Science Education preservice teachers had the opportunity to take their learning on the road in the winter 2016 semester.
In December 2015, the Yorkton Tribal Council approached the Faculty of Education’s Dr. Shauneen Pete for assistance with science education. Dr. Pete asked Instructors John MacDonald and Michael McCoy, who were teaching secondary science education classes ESCI 350 and ESCI 351, to help out.
With MacDonald’s and McCoy’s support, preservice teachers taking ESCI 350 and 351 planned a two-day session from the Grade 10 curriculum on chemical reactions. Amy Martin explains, “As a class (all 10 of us), we constructed a science unit from scratch, and we actually got to go out and spend two full days teaching science on Kahkewistahaw First Nation and Keeseekoose First Nation reserves.”
On February 4, the preservice teachers traveled to Chief Kahkewistahaw Community School for the Day 1 activities. Students from Kahkewistahaw, White Bear, Ocean Man, and Ochapowace First Nations participated in the session. The next morning they traveled from Yorkton, where they had stayed the night, to Keeseekoose Chief’s Education Centre. There they had opportunity to work with Grade 10 students from Keeseekoose and Cote First Nations.
The following week, they repeated this schedule with Day 2 activities. (However, circumstances prevented them from returning to teach Cote First Nations the Day 2 activities.) The preservice teachers were pleased about this opportunity to work together to develop a series of activities that they also delivered, and the chance to teach at reserve schools, a first for all involved. Instructors John McDonald and Michael McCoy write, “As instructors, we were impressed by the professionalism displayed by our students: the extra work put into developing and organizing the activities, their ability to engage the students in the activities, their ability to reflect on the days activities and incorporate changes for the next day, all served to illustrate the quality of our future professional educators.” The preservice teachers involved were Mari-Anne Berriault, David Brown, Ryan Cherwaty, Shelby Fink, Jenna Hansen, Amy Martin, Laine McLaren, Zach Oleynik, Alyssa Walterson, and Ashley Wiley.
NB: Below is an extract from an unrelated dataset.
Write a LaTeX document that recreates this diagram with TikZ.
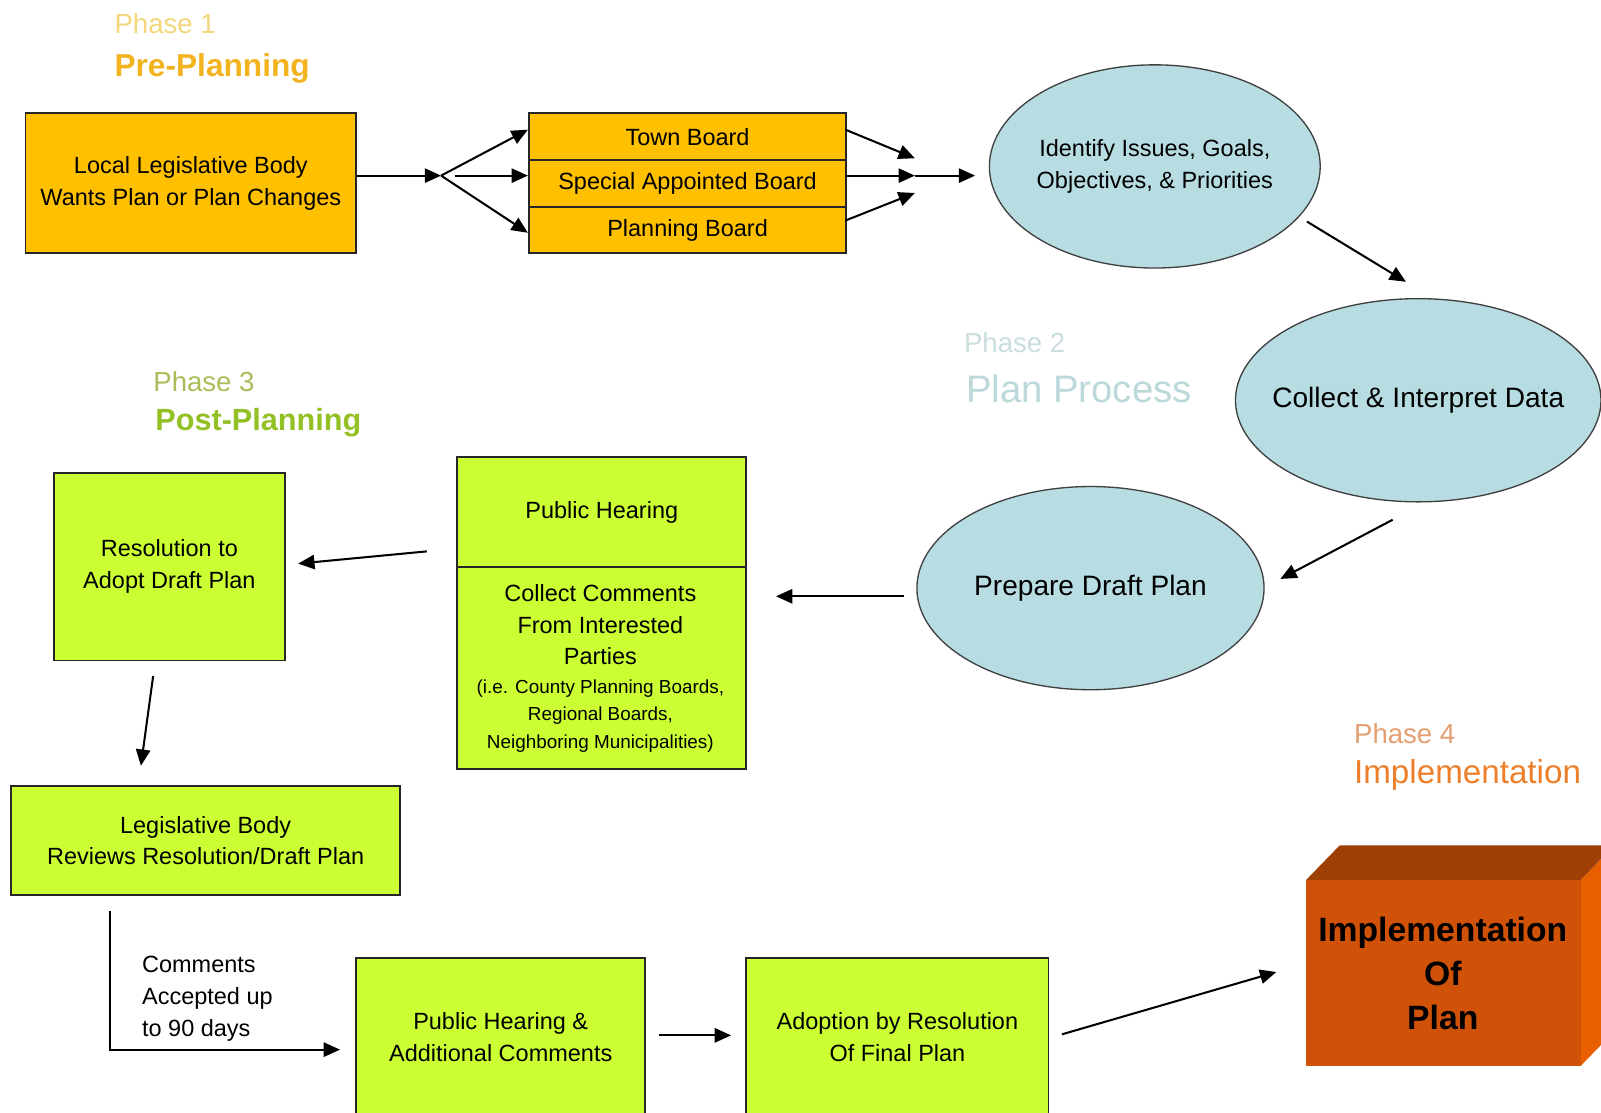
\documentclass[tikz,border=0pt]{standalone}
\usepackage{fontspec}
\setmainfont{Liberation Sans}
\usetikzlibrary{shapes.geometric,arrows.meta}
\definecolor{gold}{HTML}{FFC000}
\definecolor{lime}{HTML}{CCFF33}
\definecolor{lblue}{HTML}{B7DDE3}
\definecolor{phA}{HTML}{F3D77A}
\definecolor{phAb}{HTML}{F2B31E}
\definecolor{phB}{HTML}{CADDDF}
\definecolor{phBb}{HTML}{BCD8DA}
\definecolor{phC}{HTML}{A9BE5A}
\definecolor{phCb}{HTML}{93C024}
\definecolor{phD}{HTML}{E4A070}
\definecolor{phDb}{HTML}{EE7F2A}
\definecolor{cubefront}{HTML}{CF5208}
\definecolor{cubetop}{HTML}{9E3F06}
\definecolor{cubeside}{HTML}{E85F00}
\begin{document}
\begin{tikzpicture}[x=1pt,y=-1pt,
  boxbase/.style={draw=black!85,line width=1.8pt,align=center,inner sep=0pt,
    font=\fontsize{23}{31}\selectfont},
  goldbox/.style={boxbase,fill=gold},
  limebox/.style={boxbase,fill=lime},
  oval/.style={ellipse,draw=black!75,line width=1.3pt,fill=lblue,inner sep=0pt},
  ovaltext/.style={align=center,inner sep=0pt},
  arr/.style={-{Triangle[length=16pt,width=14pt]},line width=2pt},
  phase/.style={anchor=west,inner sep=0pt,font=\fontsize{27}{30}\selectfont},
  phasetitle/.style={anchor=west,inner sep=0pt,font=\fontsize{31}{34}\selectfont}
]
\clip (0,0) rectangle (1568,1090);
\fill[white] (0,0) rectangle (1568,1090);

% Phase labels
\node[phase,text=phA] (p1) at (112,23) {Phase 1};
\node[phasetitle,text=phAb,font=\bfseries\fontsize{31}{34}\selectfont] (p1t) at (112,67) {Pre-Planning};
\node[phase,text=phB] (p2) at (944,336) {Phase 2};
\node[phasetitle,text=phBb,font=\fontsize{37.5}{40}\selectfont] (p2t) at (946,381) {Plan Process};
\node[phase,text=phC] (p3) at (150,374) {Phase 3};
\node[phasetitle,text=phCb,font=\bfseries\fontsize{30}{34}\selectfont] (p3t) at (152,414) {Post-Planning};
\node[phase,text=phD] (p4) at (1326,719) {Phase 4};
\node[phasetitle,text=phDb,font=\fontsize{32.5}{34}\selectfont] (p4t) at (1326,759) {Implementation};

% Phase 1 boxes
\node[goldbox,anchor=north west,minimum width=324pt,minimum height=137pt] (A) at (24,110)
  {Local Legislative Body\\Wants Plan or Plan Changes};
\node[goldbox,anchor=north west,minimum width=311pt,minimum height=46pt] (tb) at (517,110) {Town Board};
\node[goldbox,anchor=north west,minimum width=311pt,minimum height=46pt] (sab) at (517,156) {Special Appointed Board};
\node[goldbox,anchor=north west,minimum width=311pt,minimum height=45pt] (pb) at (517,202) {Planning Board};

% Phase 2 ellipses
\node[oval,minimum width=324pt,minimum height=199pt] (e1) at (1131,163) {};
\node[ovaltext,font=\fontsize{23}{31}\selectfont] (e1t) at (e1.center)
  {Identify Issues, Goals,\\Objectives, \& Priorities};
\node[oval,minimum width=358pt,minimum height=199pt] (e2) at (1389,392) {};
\node[ovaltext,font=\fontsize{27.5}{32}\selectfont] (e2t) at (e2.center) {Collect \& Interpret Data};
\node[oval,minimum width=340pt,minimum height=199pt] (e3) at (1068,576) {};
\node[ovaltext,font=\fontsize{27.5}{32}\selectfont] (e3t) at (e3.center) {Prepare Draft Plan};

% Phase 3 boxes
\node[limebox,anchor=north west,minimum width=283pt,minimum height=107pt] (ph1) at (447,447) {Public Hearing};
\node[limebox,anchor=north west,minimum width=283pt,minimum height=198pt] (ph2) at (447,554) {};
\node[align=center,inner sep=0pt,font=\fontsize{23}{31}\selectfont] (ph2a) at (588,612)
  {Collect Comments\\From Interested\\Parties};
\node[align=center,inner sep=0pt,font=\fontsize{18.5}{27}\selectfont] (ph2b) at (588,701)
  {(i.e. County Planning Boards,\\Regional Boards,\\Neighboring Municipalities)};
\node[limebox,anchor=north west,minimum width=226pt,minimum height=184pt] (res) at (52,462)
  {Resolution to\\Adopt Draft Plan};
\node[limebox,anchor=north west,minimum width=381pt,minimum height=107pt] (leg) at (10,769)
  {Legislative Body\\Reviews Resolution/Draft Plan};
\node[limebox,anchor=north west,minimum width=283pt,minimum height=156pt] (phac) at (348,937)
  {Public Hearing \&\\Additional Comments};
\node[limebox,anchor=north west,minimum width=296pt,minimum height=156pt] (adopt) at (730,937)
  {Adoption by Resolution\\Of Final Plan};
\node[anchor=west,align=left,inner sep=0pt,font=\fontsize{23}{31}\selectfont] (cmt) at (139,978)
  {Comments\\Accepted up\\to 90 days};

% Phase 4 cube
\fill[cubetop] (1279,862) -- (1312,828) -- (1581,828) -- (1548,862) -- cycle;
\fill[cubeside] (1548,862) -- (1581,828) -- (1581,1010) -- (1548,1044) -- cycle;
\node[fill=cubefront,anchor=north west,minimum width=269pt,minimum height=182pt,inner sep=0pt] (cube) at (1279,862) {};
\node[align=center,inner sep=0pt,font=\bfseries\fontsize{33}{43}\selectfont] (cubetxt) at (1413,953)
  {Implementation\\Of\\Plan};

% Coordinates for connector ends
\coordinate (br) at (432,172);
\coordinate (br2) at (446,172);
\coordinate (tbin) at (517,127);
\coordinate (pbin) at (517,228);
\coordinate (tbout) at (828,127);
\coordinate (sabout) at (828,172);
\coordinate (pbout) at (828,216);
\coordinate (j1) at (896,155);
\coordinate (j2) at (896,172);
\coordinate (j3) at (896,189);
\coordinate (e1in) at (955,172);
\coordinate (e1out) at (1280,217);
\coordinate (e2in) at (1377,276);
\coordinate (e2out) at (1364,509);
\coordinate (e3in) at (1254,567);
\coordinate (e3out) at (885,584);
\coordinate (ph2in) at (760,584);
\coordinate (phout) at (418,540);
\coordinate (resin) at (292,552);
\coordinate (resout) at (150,662);
\coordinate (legin) at (138,750);
\coordinate (legout) at (108,892);
\coordinate (phacin) at (333,1028);
\coordinate (phacout) at (645,1014);
\coordinate (adoptin) at (716,1014);
\coordinate (adoptout) at (1040,1013);
\coordinate (cubein) at (1250,952);

% Connectors
\draw[arr] (A.east |- br) -- (br);
\draw[arr] (br) -- (tbin);
\draw[arr] (br2) -- (br2 -| sab.west);
\draw[arr] (br) -- (pbin);
\draw[arr] (tbout) -- (j1);
\draw[arr] (sabout) -- (j2);
\draw[arr] (pbout) -- (j3);
\draw[arr] (j2) -- (e1in);
\draw[arr] (e1out) -- (e2in);
\draw[arr] (e2out) -- (e3in);
\draw[arr] (e3out) -- (ph2in);
\draw[arr] (phout) -- (resin);
\draw[arr] (resout) -- (legin);
\draw[arr] (legout) |- (phacin);
\draw[arr] (phacout) -- (adoptin);
\draw[arr] (adoptout) -- (cubein);
\end{tikzpicture}
\end{document}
Preservice Teacher Comments:
The experience of teaching at the Kahkewistahaw and Keeseekoose Reserve schools was an eye opening one. The students had only really experienced science through what was taught in their textbooks, so being able to take part in hands on activities was a whole new world for them. It was rewarding to watch them open up throughout the day as they began to get excited about science.
Teaching is a profession that is structured on experience. Therefore, as a beginning teacher, this experience was monumental at this point in our teaching career. The ability to experience a diverse culture and environment in a setting that many would not get to experience was a privilege. These short two days allowed me to apply the information being taught in the classroom in a real life setting. One of the most important aspects the experienced offered was the ability to cooperatively plan lessons with fellow students. We grew not only as individuals, but as a cooperative class in order to provide the best experience we could for the students. This to me was the most rewarding experience.
Teaching at the Kahkewistahaw and Keeseekoose Reserves was a great opportunity for us to build some experience working with students who have had very little exposure to science. As a group, we worked hard to design experiments that would engage the students, and spike some interest in a field that they have spent very little time with. For many of the students, this was the first time they were actively participating in hands on science experiments. As the day went on, it was great to see the students excited, engaged, and asking questions. I enjoyed having an opportunity to step out of my comfort zone, and teach in an environment that I have never been exposed to. Experiences like this will only strengthen our platforms as young educators.
It was a really great experience; my classmates and I were able to gain some experience in co-planning as we created mini lessons for the students. Since there were so many of us, we were able to split the students up into small groups for the lessons, which gave us opportunities to ask the students their thoughts and feelings about being taught science and what they thought about the lessons that we had created.